Inside, an older couple looked at rocks lit only by the meager window light. He was a retired American English professor, and she was a German ornithologist; they perfectly fit the surreal surroundings. The interior of the shop was a wonderful jumble of bins, cabinets, cases, and shelves filled with categorized rocks and minerals of all sorts: petrified wood, agates, jaspers, amethysts, hematites, and rough thundereggs (geodes) with their dirt-dull exteriors and banded agate and crystalline interiors. It evoked a time of alchemists and apothecaries.

The shop’s owner, presumed to exist, was unseen and unheard. The English professor wandered off and soon said, “I’ve found a heated room,” which gave us hope.

We eventually located the owner outside in the back, fussing with rocks in a large bin. I judged him to be in his 50s, of moderate height, stocky, maybe muscular in his loose clothing, or perhaps the muscles had melted. He was neither bald nor haired but exactly in between, like a forest thinned throughout but nowhere clear-cut.

Abandoning the retail area for an extended period seemed to indicate faith in the ability of his merchandise to literally sell itself. I wouldn’t be surprised if, in a past sales event, he found money sitting on his counter with a note describing what had been taken.

Returning with us to the retail area, he served the couple first. They bought two necklaces costing $8 apiece, each strung with about 30 small turquoise stones. That seemed quite reasonable.

When my turn came, I laid out my plan for the Owyhee picture jaspers. He looked dismayed, which at first was discouraging. But I eventually learned that any suggestion or proposal seemed to dismay him. That may be why we had to go looking for him.

“Let’s go see what I have outside,” he said and led me to the back, where there were several large bins. One contained a few dozen raw chunks of Owyhee picture jasper ranging in size from half a palm to a quart. We tumbled rocks in the bin until the four stones were found, their exteriors giving no hint of the promised beauty within.

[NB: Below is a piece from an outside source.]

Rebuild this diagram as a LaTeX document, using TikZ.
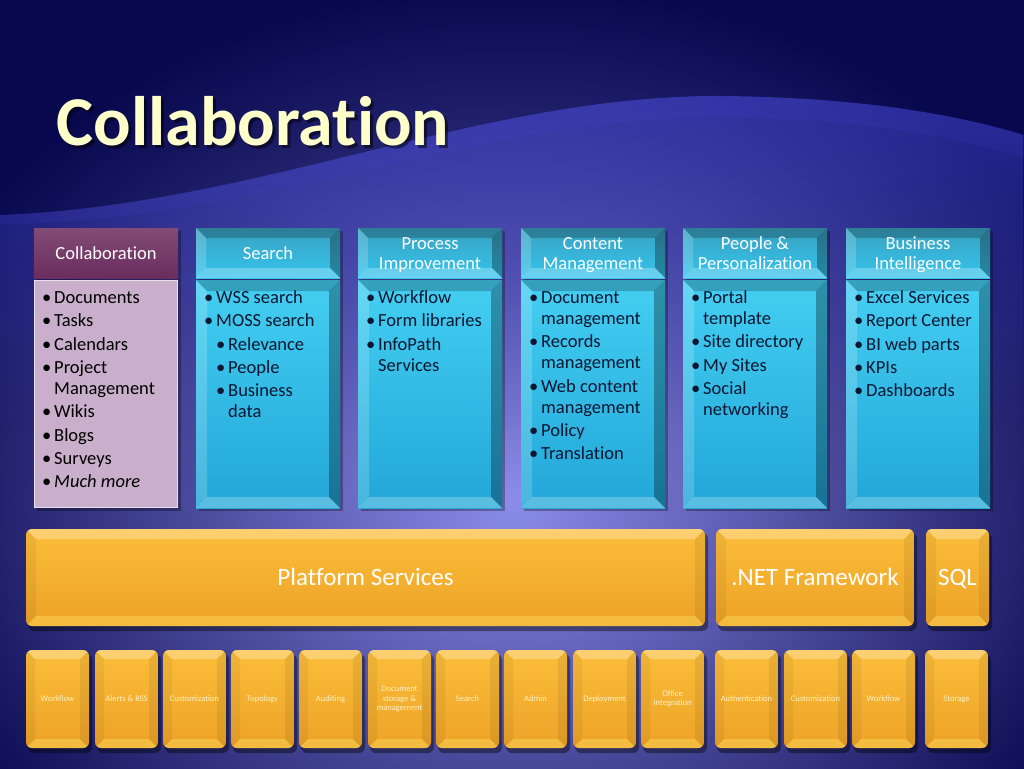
\documentclass[tikz,border=0pt]{standalone}
\usepackage{fontspec}
\setmainfont{Carlito}[Ligatures=NoCommon]
\usetikzlibrary{positioning}
\usetikzlibrary{fadings}

\definecolor{navy}{HTML}{08084E}
\definecolor{glow}{HTML}{8C8CEA}
\definecolor{waveblue}{HTML}{4848DA}
\definecolor{titlecol}{HTML}{FFFFCC}
\definecolor{plum}{HTML}{6B2C5E}
\definecolor{mauve}{HTML}{C9AFCB}
\definecolor{cyantop}{HTML}{44CFF2}
\definecolor{cyanbot}{HTML}{22A6D8}
\definecolor{headtop}{HTML}{3AA2C2}
\definecolor{headbot}{HTML}{34C4EC}
\definecolor{goldtop}{HTML}{FBBE3A}
\definecolor{goldbot}{HTML}{EDA226}
\definecolor{bodytext}{HTML}{0B1630}
\definecolor{smallcol}{HTML}{FFF2C6}

% natural word spaces inside aligned nodes
\newcommand{\nsp}{\spaceskip=0pt\xspaceskip=0pt\relax}
% bullet lines
\newcommand{\itm}[1]{\par\nsp\hangindent=12pt\hangafter=1\noindent\strut\makebox[12pt][l]{\textbullet}#1}
\newcommand{\subitm}[1]{\par\nsp\hangindent=24pt\hangafter=1\noindent\strut\hspace*{12pt}\makebox[12pt][l]{\textbullet}#1}

% bevelled panel: x1 y1 x2 y2 bevel top bottom
\newcommand{\panel}[7]{%
  \shade[top color=#6,bottom color=#7] (#1,#2) rectangle (#3,#4);
  \fill[black,opacity=.22] (#1,#2) -- (#3,#2) -- (#3-#5,#2+#5) -- (#1+#5,#2+#5) -- cycle;
  \fill[black,opacity=.3] (#3,#2) -- (#3,#4) -- (#3-#5,#4-#5) -- (#3-#5,#2+#5) -- cycle;
  \fill[white,opacity=.18] (#1,#2) -- (#1,#4) -- (#1+#5,#4-#5) -- (#1+#5,#2+#5) -- cycle;
  \fill[white,opacity=.25] (#1,#4) -- (#3,#4) -- (#3-#5,#4-#5) -- (#1+#5,#4-#5) -- cycle;
}

% gold tile: x1 y1 x2 y2 bevel
\newcommand{\goldbox}[5]{%
  \fill[black,opacity=.4,rounded corners=6pt] (#1+2,#2+4) rectangle (#3+3,#4+5);
  \begin{scope}
    \clip[rounded corners=6pt] (#1,#2) rectangle (#3,#4);
    \shade[top color=goldtop,bottom color=goldbot] (#1,#2) rectangle (#3,#4);
    \fill[white,opacity=.28] (#1,#2) -- (#3,#2) -- (#3-#5,#2+#5) -- (#1+#5,#2+#5) -- cycle;
    \fill[yellow!50!white,opacity=.3] (#1,#4) -- (#3,#4) -- (#3-#5,#4-#5) -- (#1+#5,#4-#5) -- cycle;
    \fill[black,opacity=.05] (#1,#2) -- (#1,#4) -- (#1+#5,#4-#5) -- (#1+#5,#2+#5) -- cycle;
    \fill[black,opacity=.07] (#3,#2) -- (#3,#4) -- (#3-#5,#4-#5) -- (#3-#5,#2+#5) -- cycle;
  \end{scope}}

\begin{document}
\begin{tikzpicture}[x=1pt,y=-1pt,
    head/.style={text=white,font=\fontsize{18.5}{20}\selectfont,align=center},
    items/.style={anchor=north west,inner sep=0pt,text width=140pt,align=left,text=bodytext,
      font=\fontsize{18.5}{21}\selectfont\setlength{\parskip}{2.3pt}},
    bigtext/.style={anchor=base,text=white,font=\fontsize{25}{30}\selectfont},
    smalltext/.style={text=smallcol,font=\fontsize{8.5}{9.5}\selectfont,align=center}]

  % background
  \useasboundingbox (0,0) rectangle (1024,768);
  \clip (0,0) rectangle (1024,768);
  \fill[navy] (0,0) rectangle (1024,768);
  \shade[inner color=glow,outer color=navy] (512,500) ellipse (640 and 520);
  \fill[waveblue,opacity=.5,path fading=south] (0,215) .. controls (260,205) and (480,95) .. (720,96)
    .. controls (860,97) and (960,115) .. (1024,135) -- (1024,430) -- (0,430) -- cycle;
  \fill[navy,opacity=.3] (0,0) -- (0,215) .. controls (260,205) and (480,95) .. (720,96)
    .. controls (860,97) and (960,115) .. (1024,135) -- (1024,0) -- cycle;
  \fill[waveblue,opacity=.12] (0,215) .. controls (260,205) and (480,95) .. (720,96)
    .. controls (860,97) and (960,115) .. (1024,135) -- (1024,158)
    .. controls (960,138) and (860,118) .. (720,117) .. controls (480,117) and (260,222) .. (0,224) -- cycle;

  % title
  \node[anchor=base west,text=black,opacity=.5,font=\fontsize{70}{80}\bfseries] (titleshadow) at (56,148) {Collaboration};
  \node[anchor=base west,text=titlecol,font=\fontsize{70}{80}\bfseries] (title) at (53,145) {Collaboration};

  % columns
  \foreach \x in {34,196,358,521,683,846}
    \fill[black,opacity=.3] (\x+3,231) rectangle (\x+147,511);
  \shade[top color=plum!85!white,bottom color=plum] (34,228) rectangle (178,278);
  \fill[mauve] (34,280) rectangle (178,508);
  \draw[white!60!mauve,line width=1.2pt] (34.6,280.6) rectangle (177.4,507.4);
  \foreach \x in {196,358,521,683,846} {
    \panel{\x}{280}{\x+144}{508}{11}{cyantop}{cyanbot}
    \panel{\x}{228}{\x+144}{278}{10}{headtop}{headbot}
  }

  \node[head] (hcollab) at (106,253) {Collaboration};
  \node[head] (hsearch) at (268,253) {Search};
  \node[head] (hprocess) at (430,255) {Process\\Improvement};
  \node[head] (hcontent) at (593,255) {Content\\Management};
  \node[head] (hpeople) at (755,253) {\nsp People \&\\Personalization};
  \node[head] (hbi) at (918,255) {Business\\Intelligence};

  \node[items,text=black] (lcollab) at (42,280) {\itm{Documents}\itm{Tasks}\itm{Calendars}
    \itm{Project\newline Management}\itm{Wikis}\itm{Blogs}\itm{Surveys}\itm{\textit{Much more}}\par};
  \node[items] (lsearch) at (204,280) {\itm{WSS search}\itm{MOSS search}\subitm{Relevance}
    \subitm{People}\subitm{Business\newline data}\par};
  \node[items] (lprocess) at (366,280) {\itm{Workflow}\itm{Form libraries}\itm{InfoPath\newline Services}\par};
  \node[items] (lcontent) at (529,280) {\itm{Document\newline management}\itm{Records\newline management}
    \itm{Web content\newline management}\itm{Policy}\itm{Translation}\par};
  \node[items] (lpeople) at (691,280) {\itm{Portal\newline template}\itm{Site directory}\itm{My Sites}
    \itm{Social\newline networking}\par};
  \node[items] (lbi) at (854,280) {\itm{Excel Services}\itm{Report Center}\itm{BI web parts}
    \itm{KPIs}\itm{Dashboards}\par};

  % platform row
  \goldbox{26}{529}{705}{626}{10}
  \goldbox{716}{529}{914}{626}{10}
  \goldbox{926}{529}{989}{626}{10}
  \node[bigtext] (platform) at (365.5,585) {\nsp Platform Services};
  \node[bigtext] (dotnet) at (815,585) {\nsp .NET Framework};
  \node[bigtext] (sql) at (957.5,585) {SQL};

  % services row
  \foreach \x/\lbl [count=\i] in {26/Workflow,95/Alerts \& RSS,163/Customization,231/Topology,
      299/Auditing,368/{Document\\storage \&\\management},436/Search,504/Admin,573/Deployment,
      641/{Office\\Integration},715/Authentication,784/Customization,852/Workflow,925/Storage} {
    \goldbox{\x}{650}{\x+63}{748}{9}
    \node[smalltext] (svc\i) at (\x+31.5,699) {\nsp\lbl};
  }
\end{tikzpicture}
\end{document}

He agreed to my request and said he would have them ready when I came through town the following week. Total cost, $15—$5 for the rock itself at $2.50 a pound, plus $10 for cutting and polishing. He weighed the stones on a galvanized scale that might have been a hundred years old.


When I returned the following week to fetch the jaspers, there was a younger couple in the shop; the lights were still out, and so was the owner. Astonishingly, the four finished stones were sitting in the open on the counter next to the cash register. I think he would have been delighted if I had just left some money and taken them. But this time, he showed up on his own after his dog started barking at us incessantly and rather menacingly. After dealing with the mineral needs of the couple, he looked at me questioningly, and I reminded him that I was the one for whom he had prepared the stones.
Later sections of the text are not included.